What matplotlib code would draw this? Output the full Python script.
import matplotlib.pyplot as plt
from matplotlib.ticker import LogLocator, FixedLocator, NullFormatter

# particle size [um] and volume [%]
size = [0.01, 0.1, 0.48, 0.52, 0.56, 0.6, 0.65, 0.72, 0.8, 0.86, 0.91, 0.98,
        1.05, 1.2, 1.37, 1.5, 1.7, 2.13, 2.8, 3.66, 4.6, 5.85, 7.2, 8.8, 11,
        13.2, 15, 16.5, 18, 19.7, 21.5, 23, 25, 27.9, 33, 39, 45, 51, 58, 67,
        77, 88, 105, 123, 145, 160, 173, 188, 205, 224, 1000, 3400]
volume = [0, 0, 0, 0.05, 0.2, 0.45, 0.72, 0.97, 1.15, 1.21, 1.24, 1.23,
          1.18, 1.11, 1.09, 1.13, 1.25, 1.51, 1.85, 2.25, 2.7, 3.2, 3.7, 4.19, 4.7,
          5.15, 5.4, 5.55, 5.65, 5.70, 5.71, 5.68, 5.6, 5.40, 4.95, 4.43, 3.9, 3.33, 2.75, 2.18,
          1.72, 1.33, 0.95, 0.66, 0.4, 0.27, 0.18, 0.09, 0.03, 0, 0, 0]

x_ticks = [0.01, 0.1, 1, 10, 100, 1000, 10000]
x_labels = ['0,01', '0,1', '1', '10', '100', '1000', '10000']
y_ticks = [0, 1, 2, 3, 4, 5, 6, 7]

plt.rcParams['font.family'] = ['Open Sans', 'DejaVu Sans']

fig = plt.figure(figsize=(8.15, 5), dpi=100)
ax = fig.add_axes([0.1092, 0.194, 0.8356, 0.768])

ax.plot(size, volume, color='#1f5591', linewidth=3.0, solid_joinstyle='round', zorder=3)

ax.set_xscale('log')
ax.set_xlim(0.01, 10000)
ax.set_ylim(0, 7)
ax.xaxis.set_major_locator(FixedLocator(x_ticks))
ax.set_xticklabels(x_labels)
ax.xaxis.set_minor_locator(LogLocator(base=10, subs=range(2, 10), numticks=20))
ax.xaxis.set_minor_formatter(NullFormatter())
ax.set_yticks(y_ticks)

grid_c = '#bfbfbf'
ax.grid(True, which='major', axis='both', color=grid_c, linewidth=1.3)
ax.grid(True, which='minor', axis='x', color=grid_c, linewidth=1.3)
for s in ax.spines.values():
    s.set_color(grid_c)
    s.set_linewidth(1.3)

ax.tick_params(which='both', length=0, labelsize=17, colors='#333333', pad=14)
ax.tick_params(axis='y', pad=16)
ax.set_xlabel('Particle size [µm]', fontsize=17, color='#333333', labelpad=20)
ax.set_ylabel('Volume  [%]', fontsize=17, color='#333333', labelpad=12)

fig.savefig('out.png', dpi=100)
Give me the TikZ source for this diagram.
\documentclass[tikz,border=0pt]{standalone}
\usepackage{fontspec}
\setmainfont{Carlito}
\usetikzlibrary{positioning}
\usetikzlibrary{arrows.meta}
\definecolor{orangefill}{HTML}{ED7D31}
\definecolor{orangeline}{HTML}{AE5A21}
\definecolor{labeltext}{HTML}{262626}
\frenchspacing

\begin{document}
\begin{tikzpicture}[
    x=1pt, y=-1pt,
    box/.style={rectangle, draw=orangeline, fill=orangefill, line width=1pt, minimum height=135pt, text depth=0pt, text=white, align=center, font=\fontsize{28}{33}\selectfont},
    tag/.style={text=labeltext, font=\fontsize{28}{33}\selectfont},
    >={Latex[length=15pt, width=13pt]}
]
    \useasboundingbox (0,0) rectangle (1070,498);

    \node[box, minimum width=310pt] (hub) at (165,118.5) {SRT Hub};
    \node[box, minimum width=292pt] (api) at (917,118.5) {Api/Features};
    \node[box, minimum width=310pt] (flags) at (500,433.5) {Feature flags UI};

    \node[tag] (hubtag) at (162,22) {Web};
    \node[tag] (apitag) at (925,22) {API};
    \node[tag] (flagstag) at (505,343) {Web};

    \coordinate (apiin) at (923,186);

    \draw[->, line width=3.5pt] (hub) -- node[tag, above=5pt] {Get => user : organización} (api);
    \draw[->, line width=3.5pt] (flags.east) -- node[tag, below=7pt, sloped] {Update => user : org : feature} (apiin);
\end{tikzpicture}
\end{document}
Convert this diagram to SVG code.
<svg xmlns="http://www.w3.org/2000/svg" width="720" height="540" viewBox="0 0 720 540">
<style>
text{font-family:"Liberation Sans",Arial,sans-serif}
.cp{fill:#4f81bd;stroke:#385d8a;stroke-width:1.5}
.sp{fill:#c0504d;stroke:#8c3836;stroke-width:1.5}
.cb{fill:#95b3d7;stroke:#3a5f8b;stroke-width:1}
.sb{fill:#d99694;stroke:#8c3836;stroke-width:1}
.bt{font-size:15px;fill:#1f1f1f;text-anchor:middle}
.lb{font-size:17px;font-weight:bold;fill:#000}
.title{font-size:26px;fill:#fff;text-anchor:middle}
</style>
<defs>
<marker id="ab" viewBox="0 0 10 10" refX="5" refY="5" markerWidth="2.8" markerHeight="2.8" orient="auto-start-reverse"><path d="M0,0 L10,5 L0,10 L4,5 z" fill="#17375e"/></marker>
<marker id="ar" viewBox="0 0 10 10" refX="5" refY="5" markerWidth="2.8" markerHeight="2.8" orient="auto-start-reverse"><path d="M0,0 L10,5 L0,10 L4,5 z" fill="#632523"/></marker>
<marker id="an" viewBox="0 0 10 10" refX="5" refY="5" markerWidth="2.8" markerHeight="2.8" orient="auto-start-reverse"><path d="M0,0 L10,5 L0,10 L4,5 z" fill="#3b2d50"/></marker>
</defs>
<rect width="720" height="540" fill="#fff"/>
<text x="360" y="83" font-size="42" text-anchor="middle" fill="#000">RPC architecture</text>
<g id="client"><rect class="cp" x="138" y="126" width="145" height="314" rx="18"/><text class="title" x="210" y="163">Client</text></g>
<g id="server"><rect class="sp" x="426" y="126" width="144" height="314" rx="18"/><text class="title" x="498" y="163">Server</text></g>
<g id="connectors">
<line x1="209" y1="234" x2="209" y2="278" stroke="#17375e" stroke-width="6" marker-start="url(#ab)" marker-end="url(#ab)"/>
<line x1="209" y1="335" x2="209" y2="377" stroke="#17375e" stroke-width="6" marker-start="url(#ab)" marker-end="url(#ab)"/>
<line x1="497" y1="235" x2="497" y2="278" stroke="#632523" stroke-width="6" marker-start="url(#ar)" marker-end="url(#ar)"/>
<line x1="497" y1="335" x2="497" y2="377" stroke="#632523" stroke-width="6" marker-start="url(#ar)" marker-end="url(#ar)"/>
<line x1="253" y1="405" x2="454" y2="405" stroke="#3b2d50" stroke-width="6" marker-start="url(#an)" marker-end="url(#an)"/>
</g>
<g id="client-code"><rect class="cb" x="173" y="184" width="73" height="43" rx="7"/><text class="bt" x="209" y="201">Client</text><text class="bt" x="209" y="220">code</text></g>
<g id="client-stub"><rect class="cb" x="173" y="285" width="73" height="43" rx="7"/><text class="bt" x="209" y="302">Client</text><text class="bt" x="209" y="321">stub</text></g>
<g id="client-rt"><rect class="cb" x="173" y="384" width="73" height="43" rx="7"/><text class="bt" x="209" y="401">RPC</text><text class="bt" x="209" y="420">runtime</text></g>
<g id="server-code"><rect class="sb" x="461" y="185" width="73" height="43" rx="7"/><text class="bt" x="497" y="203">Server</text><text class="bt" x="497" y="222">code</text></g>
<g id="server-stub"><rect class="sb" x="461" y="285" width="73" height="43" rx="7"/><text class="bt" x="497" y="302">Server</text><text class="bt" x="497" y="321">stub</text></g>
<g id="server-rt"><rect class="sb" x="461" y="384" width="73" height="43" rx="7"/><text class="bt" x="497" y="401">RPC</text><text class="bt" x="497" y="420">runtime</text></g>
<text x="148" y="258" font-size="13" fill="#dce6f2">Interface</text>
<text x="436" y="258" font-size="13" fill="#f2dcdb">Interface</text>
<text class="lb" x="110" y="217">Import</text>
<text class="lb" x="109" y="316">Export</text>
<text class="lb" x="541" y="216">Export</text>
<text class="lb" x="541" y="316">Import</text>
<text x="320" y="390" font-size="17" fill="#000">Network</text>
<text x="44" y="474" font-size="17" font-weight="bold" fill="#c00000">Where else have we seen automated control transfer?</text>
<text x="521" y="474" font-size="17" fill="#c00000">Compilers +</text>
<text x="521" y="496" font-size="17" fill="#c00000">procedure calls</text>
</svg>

=======

* Direction
Copy down every line of the entries containing the word "matplotlib".

* Exercise answer
What matplotlib code would draw this? Output the full Python script.
import matplotlib.pyplot as plt
from matplotlib.ticker import LogLocator, FixedLocator, NullFormatter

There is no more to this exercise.